Sunday, December 12, 2004

Should you buy in hot markets?

By John F. Wasik, Ventura County Star

With home prices generally glowing brighter than holiday window displays, does it make sense to buy in the hottest residential markets?

The bull market in home prices continues unabated, sporting the best gains in a quarter century. U.S. home prices rose almost 13 percent from last year's third quarter through Sept. 30, reports the Office of Federal Housing Enterprise and Oversight (OFHEO), a mortgage enterprise agency.

The dicey "to buy or not to buy" question need not involve timing the market, though. It's important to focus on building equity and achieving investment goals while exercising caution in choosing financing.

The news on the home front is still cheery for most of the United States, where prices gained an average 4.6 percent in the third quarter. Of the top-20 metropolitan areas tracked by OFHEO, 11 were in California, four in Florida and two in Nevada. Hawaii showed the highest appreciation of any state with a 28 percent annual gain, followed by California with a 27 percent increase. Atlantic City, New Jersey, rounded out the list of top metropolitan areas with a 24 percent jump.

Soft landing?

Are home prices headed for a soft landing or a crash? That's certainly on the minds of property buyers in Las Vegas, the fastest-growing U.S. area, where prices climbed 42 percent annually for a nearly 80 percent gain in five years.

In California, areas like Los Angeles, Riverside-San Bernardino, San Diego, Ventura (including Oxnard and Thousand Oaks), have seen home prices more than double during the past half-decade.

Even less-frothy markets like New Jersey and New York have experienced five-year gains of 74 percent and 68 percent, respectively.

How long will the gains continue?

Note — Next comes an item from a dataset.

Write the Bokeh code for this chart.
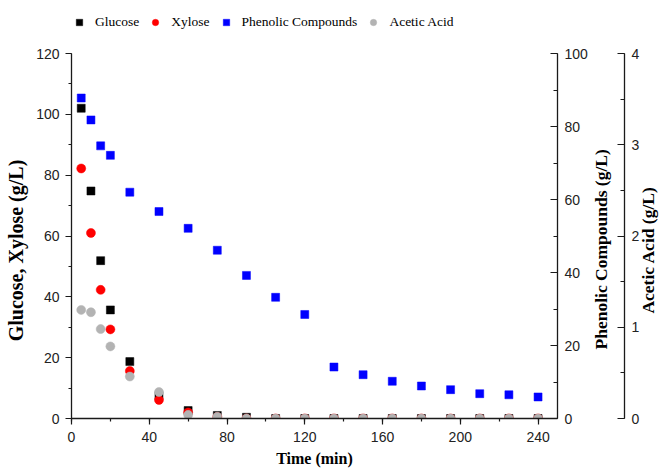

There are convincing points on both sides of the question of whether a bubble exists on the East and West coasts. One of the strongest economic indicators supporting bubble conditions is that home prices are dramatically outpacing income growth.

Ingo Winzer of Wellesley, Mass., publishes a "Local Market Monitor" (http://www.localmarketmonitor.com) research report for several U.S. markets. He says that comparing per-capita income growth to residential price increases shows several major coastal markets are at risk for price declines.

Highest-risk areas

Some of the highest-risk areas in Winzer's top-25 list of overpriced markets include Orange County, Ventura and San Diego; Atlantic/Cape May, Bergen-Passaic, Monmouth-Ocean and Newark, N.J.; New York City; Boston; and Miami, Ft. Lauderdale and West Palm Beach, Fla.

"For prices to come down in those (overpriced) markets, you'd have to have some pretty stiff local recessions," says Winzer. "Prices wouldn't come down rapidly but decline about 20 percent over the next several years."

Most residential property observers from Federal Reserve Chairman Alan Greenspan to the real estate trade group National Association of Realtors deny the existence of a bubble.

The confluence of mortgage rates less than 6 percent, buyers eschewing mediocre returns in stocks and bonds and baby boomers surging into housing may be pivotal factors.

What to avoid

In Orange County, for example, where Winzer calculates that home prices are almost 60 percent overvalued (leading his list of overpriced markets), demand has exceeded supply for almost four years.

Anil Puri, dean of the California State University-Fullerton Business School, sees moderation on the horizon for that county, yet denies that a bubble is present.

"Home prices could drop 20 percent over the next two years," Puri says. "But it would be gradual. I don't see a collapse." The conventional wisdom is that consumer price inflation will eventually boost mortgage rates another point or so in a year's time. That may slow demand and trigger a decline in home prices.

Keeping that likelihood in mind, buyers banking on automatic appreciation should avoid adjustable, interest-only loans and no-money-down loans.

The right financing

"Some recent buyers of starter homes borrow with no-to-low equity down with adjustable terms at basement-level interest rates," reports "Emerging Trends in Real Estate," a new study by the Urban Land Institute and PricewaterhouseCoopers LLP.

"These folks -- stretched to the limit on car payments and family bills -- count on property values to keep escalating.

But higher interest rates and rising mortgage payments make them particularly vulnerable to default," the report states.

The simplest rule of thumb when buying in this market is to choose the financing that suits your ability to pay and still build up funds for retirement, college and emergencies.

Don't worry about market movements if you plan to stay in a house, co-operative or condominium for five years or more.

If you need to buy in an overpriced market, consider renting, particularly if you plan to stay in a home less than three years. You may get a better deal on monthly payments.